Australian lawyer Ian Yarwood, who in conjunction with the Samui Times had led the campaign to warn backpackers of the dangers of the island of Koh Tao, or as the Samui Times has named it ‘Death Island’, has taken to song writing to drive home his point.
He has provided new lyrics to ‘House of the Rising Sun’ the best version of which was, of course, by the ‘Animals’. He told the ‘Samui Times’:
“I made the video because I was absolutely fed up with the way Thai police routinely dismiss obvious murders on Koh Tao as “accidents” or “suicides” and for the way they convicted two Burmese scapegoats using bogus DNA evidence from a laboratory that lacked the correct accreditation and that failed to follow the most basic of procedures in generating the report that convicted the hapless Burmese men.
“Most recently, the Thai police showed appalling behaviour in the way they immediately discounted some very credible claims from an 18-year-old London girl that in June 2018, she was drugged in a Sairee Beach bar, then woke up in a different location having been robbed, raped and left naked from the waist down.
To compound matters the police: attacked the credibility of the rape survivor; arrested about a dozen people who shared the story on Facebook; and issued arrest warrants for the administrator of CSI LA Facebook page (Khun Pramuk “David” Anantasin) and the editor of the Samui Times. Everyone needs to shine some very bright lights on what has been happening on Koh Tao and on the police involvement in protecting the criminals there.”

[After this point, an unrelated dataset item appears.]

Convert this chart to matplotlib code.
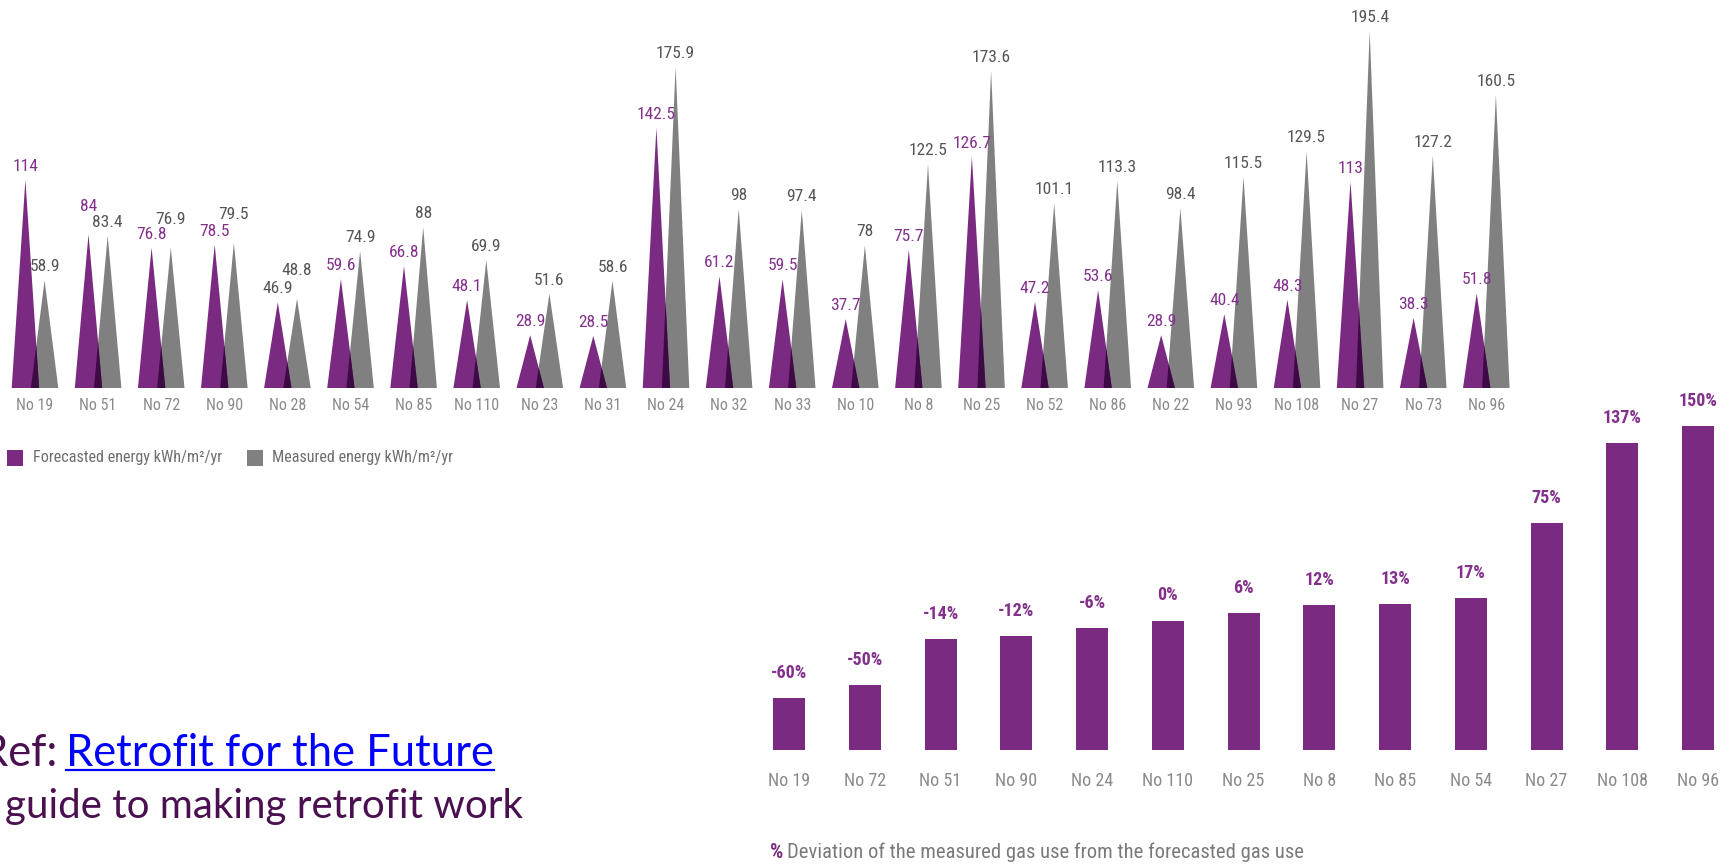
import numpy as np
import matplotlib.pyplot as plt
from matplotlib.patches import Polygon, Rectangle
from matplotlib.lines import Line2D

# top chart: forecasted vs measured energy
houses = ['No 19', 'No 51', 'No 72', 'No 90', 'No 28', 'No 54', 'No 85', 'No 110',
          'No 23', 'No 31', 'No 24', 'No 32', 'No 33', 'No 10', 'No 8', 'No 25',
          'No 52', 'No 86', 'No 22', 'No 93', 'No 108', 'No 27', 'No 73', 'No 96']
forecast = [114, 84, 76.8, 78.5, 46.9, 59.6, 66.8, 48.1, 28.9, 28.5, 142.5, 61.2,
            59.5, 37.7, 75.7, 126.7, 47.2, 53.6, 28.9, 40.4, 48.3, 113, 38.3, 51.8]
measured = [58.9, 83.4, 76.9, 79.5, 48.8, 74.9, 88, 69.9, 51.6, 58.6, 175.9, 98,
            97.4, 78, 122.5, 173.6, 101.1, 113.3, 98.4, 115.5, 129.5, 195.4, 127.2, 160.5]

# bottom chart: deviation of measured gas use
dev_houses = ['No 19', 'No 72', 'No 51', 'No 90', 'No 24', 'No 110', 'No 25',
              'No 8', 'No 85', 'No 54', 'No 27', 'No 108', 'No 96']
deviation = [-60, -50, -14, -12, -6, 0, 6, 12, 13, 17, 75, 137, 150]

W, H = 1734, 865
narrow = dict(family=['Roboto Condensed', 'Roboto'], fontstretch='condensed')
purple = '#7b2a82'
grey = '#808080'
dark = '#3d0a45'
lab_purple = '#83308c'
lab_grey = '#555555'
cat_grey = '#8a8a8a'

fig = plt.figure(figsize=(W / 100, H / 100), dpi=100)


def fx(x):
    return x / W


def fy(y):
    return 1 - y / H


# ---- top chart ----
step = 63.1
ax = fig.add_axes([0, fy(388), 1, 388 / H])
ax.set_xlim(-35 / step, (W - 35) / step)
ax.set_ylim(0, 388 / 1.827)
ax.axis('off')

half = 13.7 / step
off = 9.6 / step
for i, (f, m) in enumerate(zip(forecast, measured)):
    pl, pc, pr = i - off - half, i - off, i - off + half
    gl, gc, gr = i + off - half, i + off, i + off + half
    ax.add_patch(Polygon([(gl, 0), (gc, m), (gr, 0)], closed=True, fc=grey, lw=0))
    ax.add_patch(Polygon([(pl, 0), (pc, f), (pr, 0)], closed=True, fc=purple, lw=0))
    s1 = f / (pc - pr)
    s2 = m / (gc - gl)
    xc = (s2 * gl - s1 * pr) / (s2 - s1)
    yc = s2 * (xc - gl)
    ax.add_patch(Polygon([(gl, 0), (xc, yc), (pr, 0)], closed=True, fc=dark, lw=0))

    close = abs(f - m) < 6
    fcol = lab_grey if houses[i] == 'No 28' else lab_purple
    ax.annotate(f'{f:g}', (pc, f), xytext=(0, 6 + (15 if close and f > m else 0)),
                textcoords='offset pixels', ha='center', va='bottom',
                color=fcol, fontsize=12.5, **narrow)
    ax.annotate(f'{m:g}', (gc, m), xytext=(0, 6 + (15 if close and m > f else 0)),
                textcoords='offset pixels', ha='center', va='bottom',
                color=lab_grey, fontsize=12.5, **narrow)
    ax.annotate(houses[i], (i, 0), xytext=(0, -18), textcoords='offset pixels',
                ha='center', va='center', color=cat_grey, fontsize=11.5, **narrow)

# top legend
fig.add_artist(Rectangle((fx(7), fy(466)), 16 / W, 16 / H, fc=purple, lw=0,
                         transform=fig.transFigure))
fig.text(fx(33), fy(458), 'Forecasted energy kWh/m\u00b2/yr', ha='left', va='center',
         color='#6e6e6e', fontsize=11.6, **narrow)
fig.add_artist(Rectangle((fx(247), fy(466)), 16 / W, 16 / H, fc=grey, lw=0,
                         transform=fig.transFigure))
fig.text(fx(272), fy(458), 'Measured energy kWh/m\u00b2/yr', ha='left', va='center',
         color='#6e6e6e', fontsize=11.6, **narrow)

# ---- bottom chart ----
step2 = 75.75
ax2 = fig.add_axes([fx(740), fy(750), fx(W) - fx(740), 370 / H])
ax2.set_xlim(-49 / step2, (W - 789) / step2)
ax2.set_ylim(-100, -100 + 370 / 1.295)
ax2.axis('off')
x2 = np.arange(len(deviation))
ax2.bar(x2, np.array(deviation) + 100, bottom=-100, width=32 / step2, color=purple)
for i, d in enumerate(deviation):
    ax2.annotate(f'{d}%', (i, d), xytext=(0, 16), textcoords='offset pixels',
                 ha='center', va='bottom', color=lab_purple, fontsize=13,
                 fontweight='bold', **narrow)
    ax2.annotate(dev_houses[i], (i, -100), xytext=(0, -31), textcoords='offset pixels',
                 ha='center', va='center', color=cat_grey, fontsize=13, **narrow)

fig.text(fx(770), fy(852), '%', ha='left', va='center', color=purple,
         fontsize=15, fontweight='bold', **narrow)
fig.text(fx(787), fy(852), 'Deviation of the measured gas use from the forecasted gas use',
         ha='left', va='center', color='#7a7a7a', fontsize=14.9, **narrow)

# ---- reference text ----
ref_font = ['Lato', 'DejaVu Sans']
link_x = 66
fig.text(fx(link_x - 9), fy(766), 'Ref:', ha='right', va='baseline', color='#4a1050',
         fontsize=31.4, family=ref_font)
link = fig.text(fx(link_x), fy(766), 'Retrofit for the Future', ha='left', va='baseline',
                color='#0000ff', fontsize=31.4, family=ref_font)
fig.text(fx(-4), fy(818), 'A', ha='right', va='baseline', color='#4a1050',
         fontsize=29, family=ref_font)
fig.text(fx(5), fy(818), 'guide to making retrofit work', ha='left', va='baseline',
         color='#4a1050', fontsize=29, family=ref_font)

fig.canvas.draw()
bb = link.get_window_extent()
fig.add_artist(Line2D([bb.x0 / W, bb.x1 / W], [fy(770), fy(770)], color='#0000ff',
                      lw=1.6, transform=fig.transFigure))

fig.savefig('out.png', dpi=100)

Full marks for effort. The only problem about Yarwood’s version is that although the Animals version is easily to sing along with, this version does not get you leaping for the microphone. There are too many syllables in the lyrics to fit the rhythm. Forget about the rhyme. The singer seems to add more syllables!
It’s the sort of thing that made people giggle when Bill Nighy performed ‘Christmas is all around’ in ‘Love Actually’ when the original was ‘Love is all around’ (The Troggs). So this probably won’t last very long as a protest song. But on Koh Samui and in the halls of the Royal Thai Police in Bangkok police have been criticised for being blind and deaf to protests. They’ve had their hands full with Chinese tourism problems – since Deputy junta leader Pravit Wongsuwan blamed the Chinese tourists themselves when 47 were drowned when their Thai ferry boat sank.
Personally I think it’s hard to beat the song and lyrics by the Dutch dad who composed the music and words and sang ‘Evil Man from Krabi’ after the province where his daughter was attacked and raped.